As Los Angeles Unified School District administrators are set to transfer dozens of campuses this year to non-profit groups that propose new methods to improve learning, the district's Frida Kahlo High School boasts of progress through an innovative East Coast model that got the thumbs up from a Grammy-winning musician this week.

Seventeen-year-old Moises Martinez said he led a gang life in the streets surrounding Kahlo High, near the Harbor and Santa Monica Freeway interchange. "I started gang banging at the age of 12. In a local neighborhood called Primera Flats over here, you can see I’m all tatted out. I got into the gang really deep.

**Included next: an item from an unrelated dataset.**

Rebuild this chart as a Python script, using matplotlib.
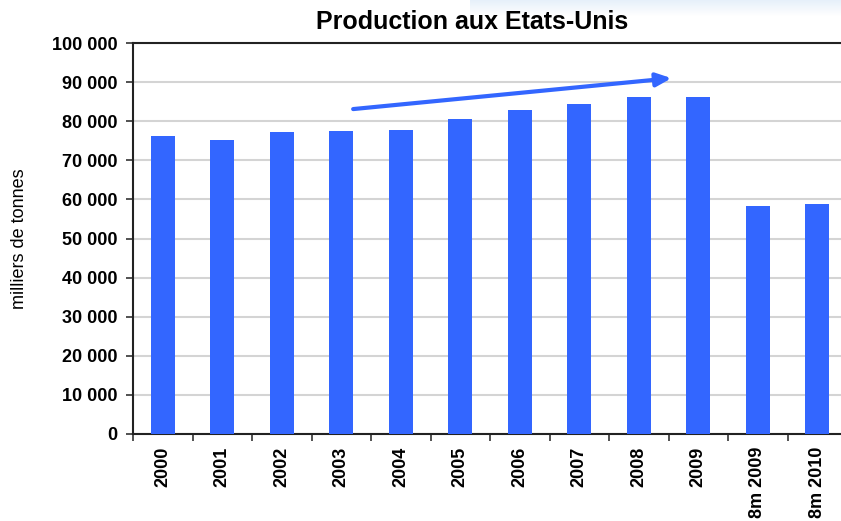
import matplotlib
matplotlib.use("Agg")
import matplotlib.pyplot as plt
import numpy as np

categories = ["2000", "2001", "2002", "2003", "2004", "2005", "2006", "2007",
              "2008", "2009", "8m 2009", "8m 2010"]
production = [76200, 75200, 77200, 77500, 77800, 80600, 82900, 84450,
              86200, 86200, 58300, 58800]
yticks = list(range(0, 100001, 10000))
ytick_labels = ["0" if v == 0 else f"{v // 1000} {v % 1000:03d}" for v in yticks]
title = "Production aux Etats-Unis"
ylabel = "milliers de tonnes"
trend_start = (3.2, 83100)
trend_end = (8.55, 91000)

plt.rcParams['font.family'] = ['Liberation Sans', 'DejaVu Sans']

fig = plt.figure(figsize=(8.41, 5.21), dpi=100)

# light gradient at top right
gax = fig.add_axes([470 / 841, 1 - 16 / 521, 371 / 841, 16 / 521])
grad = np.linspace(0, 1, 50).reshape(-1, 1)
gax.imshow(grad, aspect='auto', cmap=matplotlib.colors.LinearSegmentedColormap.from_list(
    'g', ['#e6f0fa', '#ffffff']), extent=[0, 1, 0, 1])
gax.axis('off')

left = 133 / 841
bottom = 1 - 434 / 521
width = (133 + 12 * 59.5) / 841 - left
height = (434 - 43) / 521
ax = fig.add_axes([left, bottom, width, height])

x = np.arange(len(categories))
ax.bar(x, production, width=0.4, color='#3366FF', zorder=3)

ax.set_ylim(0, 100000)
ax.set_xlim(-0.5, len(categories) - 0.5)
ax.set_yticks(yticks)
ax.set_yticklabels(ytick_labels, fontsize=13, fontweight='bold')
ax.yaxis.grid(True, color='#d4d4d4', linewidth=1.5, zorder=0)
ax.set_axisbelow(True)

ax.set_xticks(x)
ax.set_xticklabels(categories, rotation=90, fontsize=13, fontweight='bold')
ax.tick_params(axis='x', which='major', length=0, pad=9)
ax.set_xticks(np.arange(-0.5, len(categories), 1), minor=True)
ax.tick_params(axis='x', which='minor', length=5, width=1.2, color='#333333')
ax.tick_params(axis='y', length=5, width=1.2, color='#333333', pad=6)

for s in ['left', 'bottom', 'top']:
    ax.spines[s].set_linewidth(1.5)
    ax.spines[s].set_color('#222222')
ax.spines['right'].set_visible(False)

ax.set_ylabel(ylabel, fontsize=13)
ax.yaxis.set_label_coords(-0.147, 0.5)
fig.text(472 / 841, 1 - 22 / 521, title, fontsize=18, fontweight='bold',
         ha='center', va='center')

ax.annotate("", xy=trend_end, xytext=trend_start,
            arrowprops=dict(arrowstyle='-|>,head_length=0.9,head_width=0.4',
                            color='#3366FF', lw=3, shrinkA=0, shrinkB=0),
            zorder=5, annotation_clip=False)

fig.savefig("out.png", dpi=100)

I was locked up for four months."

Inside the continuation high school he discovered that the jarana, a ukelele-sized guitar from Mexico, could help him leave that life. "This is a song called 'La Iguana,' we have barely learned it like two months ago and I really like it, I like playing it a lot, so I’m going to play the first part of it."

His tattoos blur as his forearm moves up and down, strumming the guitar's eight strings.

Kahlo High, named after the late Mexican surrealist painter, is run under a so-called interest-based learning model developed by a Rhode Island organization, Big Picture Learning. High school principal Enrique Gonzalez said it tries to find culturally relevant lessons that’ll hook students on learning. "We chose the jarana because it is of the people, it’s call and response from the pueblitos in Veracruz and it’s a genre of music that even in Mexico is not that popular, yet it’s so culturally sensitive to the needs of people that are struggling to survive just as they are in South L.A. or Los Angeles in general."

Gonzalez and the teachers struggle to offer role models the working class students can relate to. They found one in Los Lobos guitarist Louie Perez. In the school’s auditorium, the East L.A. native told nearly 200 students that he grew up in similar circumstances to theirs 40 years ago. "There was a liquor store around the corner, there was a tortilleria around the corner which was kind of cool, and there was a sweatshop, there was a lot of stuff going on and it was kind of a rough neighborhood."

Music helped him survive and thrive. It’s a passion his mother sparked when she took him to the Million Dollar Theater in downtown L.A. when he was eight years old. "There was this mariachi that looked like there were 40 dudes up there, you know what I’m talking about, and they did this big fanfare and the main signer who I think was Antonio Aguilar or Miguel Aceves Mejia, or something like that, came on stage on a big white horse."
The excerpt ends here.